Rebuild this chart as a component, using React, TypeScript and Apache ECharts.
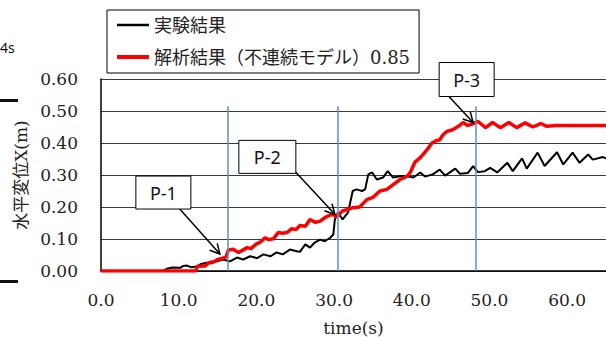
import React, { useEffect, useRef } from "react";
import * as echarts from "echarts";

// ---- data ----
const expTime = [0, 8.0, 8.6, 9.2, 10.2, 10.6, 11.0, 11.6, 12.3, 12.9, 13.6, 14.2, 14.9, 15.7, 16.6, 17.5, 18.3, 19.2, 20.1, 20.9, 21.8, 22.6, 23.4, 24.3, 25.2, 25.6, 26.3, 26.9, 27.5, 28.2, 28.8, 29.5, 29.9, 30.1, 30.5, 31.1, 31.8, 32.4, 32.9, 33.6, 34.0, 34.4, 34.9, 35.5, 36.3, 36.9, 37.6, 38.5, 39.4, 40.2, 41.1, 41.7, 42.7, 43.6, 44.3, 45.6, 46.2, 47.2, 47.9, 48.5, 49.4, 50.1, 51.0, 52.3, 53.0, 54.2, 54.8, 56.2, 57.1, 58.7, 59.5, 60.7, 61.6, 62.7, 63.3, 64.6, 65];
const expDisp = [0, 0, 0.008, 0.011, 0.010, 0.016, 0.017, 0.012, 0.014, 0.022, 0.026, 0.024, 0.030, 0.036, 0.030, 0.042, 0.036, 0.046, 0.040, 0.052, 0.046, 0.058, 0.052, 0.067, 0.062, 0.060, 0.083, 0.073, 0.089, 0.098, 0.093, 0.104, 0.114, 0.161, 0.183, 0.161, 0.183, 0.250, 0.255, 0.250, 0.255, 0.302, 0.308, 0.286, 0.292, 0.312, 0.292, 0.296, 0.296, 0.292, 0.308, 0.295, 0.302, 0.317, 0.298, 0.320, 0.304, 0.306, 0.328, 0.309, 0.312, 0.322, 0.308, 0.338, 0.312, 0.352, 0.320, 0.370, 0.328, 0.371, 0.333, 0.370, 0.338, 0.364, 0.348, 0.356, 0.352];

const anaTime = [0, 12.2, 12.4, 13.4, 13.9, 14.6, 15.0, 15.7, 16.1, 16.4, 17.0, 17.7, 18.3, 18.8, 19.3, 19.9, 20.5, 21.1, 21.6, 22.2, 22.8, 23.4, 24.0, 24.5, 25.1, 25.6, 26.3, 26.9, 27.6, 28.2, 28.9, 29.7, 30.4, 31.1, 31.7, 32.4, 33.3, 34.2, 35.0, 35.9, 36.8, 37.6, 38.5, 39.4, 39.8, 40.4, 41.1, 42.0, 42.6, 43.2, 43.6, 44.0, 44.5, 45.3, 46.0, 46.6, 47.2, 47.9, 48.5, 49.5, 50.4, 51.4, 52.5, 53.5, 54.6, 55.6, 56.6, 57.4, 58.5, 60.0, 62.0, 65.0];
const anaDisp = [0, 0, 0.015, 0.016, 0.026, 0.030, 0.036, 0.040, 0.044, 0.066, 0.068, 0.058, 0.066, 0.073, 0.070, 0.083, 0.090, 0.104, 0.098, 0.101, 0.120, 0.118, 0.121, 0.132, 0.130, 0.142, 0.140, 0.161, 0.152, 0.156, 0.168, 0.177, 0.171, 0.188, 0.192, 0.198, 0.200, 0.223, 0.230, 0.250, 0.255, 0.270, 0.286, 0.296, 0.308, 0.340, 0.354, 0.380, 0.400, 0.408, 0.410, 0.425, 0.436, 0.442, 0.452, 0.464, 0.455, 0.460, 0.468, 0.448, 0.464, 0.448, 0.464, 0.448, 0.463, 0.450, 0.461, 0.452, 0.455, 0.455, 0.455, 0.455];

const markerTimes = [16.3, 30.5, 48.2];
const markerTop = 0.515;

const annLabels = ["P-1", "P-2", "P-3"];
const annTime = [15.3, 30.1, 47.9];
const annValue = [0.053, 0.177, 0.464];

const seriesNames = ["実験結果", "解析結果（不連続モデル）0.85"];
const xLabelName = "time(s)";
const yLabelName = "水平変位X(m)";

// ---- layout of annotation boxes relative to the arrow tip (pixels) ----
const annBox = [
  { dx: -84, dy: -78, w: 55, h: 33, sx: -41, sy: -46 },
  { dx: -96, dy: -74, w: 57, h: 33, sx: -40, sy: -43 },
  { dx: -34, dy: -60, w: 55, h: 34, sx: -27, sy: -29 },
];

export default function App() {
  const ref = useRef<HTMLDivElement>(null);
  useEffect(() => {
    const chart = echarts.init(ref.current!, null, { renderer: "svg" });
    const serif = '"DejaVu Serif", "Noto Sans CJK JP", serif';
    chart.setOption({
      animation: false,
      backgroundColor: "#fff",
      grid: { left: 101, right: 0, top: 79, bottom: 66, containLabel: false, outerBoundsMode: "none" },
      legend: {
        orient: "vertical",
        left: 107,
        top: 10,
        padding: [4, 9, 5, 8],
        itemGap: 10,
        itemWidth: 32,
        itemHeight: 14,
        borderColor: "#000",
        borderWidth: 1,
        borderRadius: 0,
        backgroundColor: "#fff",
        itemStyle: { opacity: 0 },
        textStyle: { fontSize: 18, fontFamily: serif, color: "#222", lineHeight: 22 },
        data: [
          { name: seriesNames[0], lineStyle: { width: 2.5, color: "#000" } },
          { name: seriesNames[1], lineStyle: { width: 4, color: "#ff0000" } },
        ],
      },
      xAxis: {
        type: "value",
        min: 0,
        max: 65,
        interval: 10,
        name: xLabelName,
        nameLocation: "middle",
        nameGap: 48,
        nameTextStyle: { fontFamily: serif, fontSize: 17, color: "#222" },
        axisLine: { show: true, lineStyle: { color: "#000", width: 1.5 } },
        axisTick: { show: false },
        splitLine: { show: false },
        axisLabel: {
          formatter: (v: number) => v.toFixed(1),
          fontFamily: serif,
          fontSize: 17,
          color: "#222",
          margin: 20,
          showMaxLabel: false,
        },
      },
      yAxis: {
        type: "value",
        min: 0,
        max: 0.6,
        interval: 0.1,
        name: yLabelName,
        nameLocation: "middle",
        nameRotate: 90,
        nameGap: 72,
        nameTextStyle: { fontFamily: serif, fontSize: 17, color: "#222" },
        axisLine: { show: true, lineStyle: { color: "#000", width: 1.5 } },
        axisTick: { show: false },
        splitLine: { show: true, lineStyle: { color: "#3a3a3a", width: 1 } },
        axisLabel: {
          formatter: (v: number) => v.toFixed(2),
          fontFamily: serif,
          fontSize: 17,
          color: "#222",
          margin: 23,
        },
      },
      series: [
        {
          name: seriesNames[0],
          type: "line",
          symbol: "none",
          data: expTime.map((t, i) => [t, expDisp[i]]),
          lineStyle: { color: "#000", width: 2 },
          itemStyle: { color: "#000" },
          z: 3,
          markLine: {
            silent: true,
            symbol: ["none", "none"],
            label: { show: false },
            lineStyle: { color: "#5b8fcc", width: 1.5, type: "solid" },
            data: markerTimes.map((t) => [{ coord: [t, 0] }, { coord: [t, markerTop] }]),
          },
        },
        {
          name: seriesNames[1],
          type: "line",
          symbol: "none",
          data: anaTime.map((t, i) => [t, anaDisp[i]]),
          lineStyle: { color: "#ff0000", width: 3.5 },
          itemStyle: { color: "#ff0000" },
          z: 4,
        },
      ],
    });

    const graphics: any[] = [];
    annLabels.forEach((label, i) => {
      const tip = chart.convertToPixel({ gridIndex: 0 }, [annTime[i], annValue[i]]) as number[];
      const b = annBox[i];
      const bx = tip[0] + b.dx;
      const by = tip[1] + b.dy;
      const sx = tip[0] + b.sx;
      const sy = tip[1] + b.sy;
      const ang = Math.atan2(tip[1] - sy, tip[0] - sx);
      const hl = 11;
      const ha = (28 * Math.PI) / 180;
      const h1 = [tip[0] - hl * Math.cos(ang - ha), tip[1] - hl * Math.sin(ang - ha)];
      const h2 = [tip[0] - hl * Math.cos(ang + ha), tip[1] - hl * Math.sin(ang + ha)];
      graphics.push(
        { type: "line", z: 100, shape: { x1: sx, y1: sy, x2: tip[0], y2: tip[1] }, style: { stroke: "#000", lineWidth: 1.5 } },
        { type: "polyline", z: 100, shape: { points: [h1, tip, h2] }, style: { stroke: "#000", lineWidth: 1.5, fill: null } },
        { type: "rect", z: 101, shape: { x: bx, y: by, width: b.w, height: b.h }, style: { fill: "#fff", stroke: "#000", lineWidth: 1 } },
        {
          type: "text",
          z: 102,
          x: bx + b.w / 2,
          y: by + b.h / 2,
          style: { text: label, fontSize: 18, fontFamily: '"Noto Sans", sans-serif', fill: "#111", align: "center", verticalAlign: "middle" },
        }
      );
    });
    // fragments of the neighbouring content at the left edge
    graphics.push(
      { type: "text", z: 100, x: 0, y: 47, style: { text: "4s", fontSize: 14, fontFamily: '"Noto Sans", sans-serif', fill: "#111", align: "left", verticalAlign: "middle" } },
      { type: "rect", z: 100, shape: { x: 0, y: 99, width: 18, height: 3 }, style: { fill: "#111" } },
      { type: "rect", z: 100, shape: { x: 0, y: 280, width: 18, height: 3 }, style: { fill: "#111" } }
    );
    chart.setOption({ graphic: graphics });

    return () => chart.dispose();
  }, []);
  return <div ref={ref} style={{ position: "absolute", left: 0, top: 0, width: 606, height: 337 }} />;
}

====================

In the data above, please extract the lines from the first one through the line with "import * as", exactly, and keep pictures out.

Rebuild this chart as a component, using React, TypeScript and Apache ECharts.
import React, { useEffect, useRef } from "react";
import * as echarts from "echarts";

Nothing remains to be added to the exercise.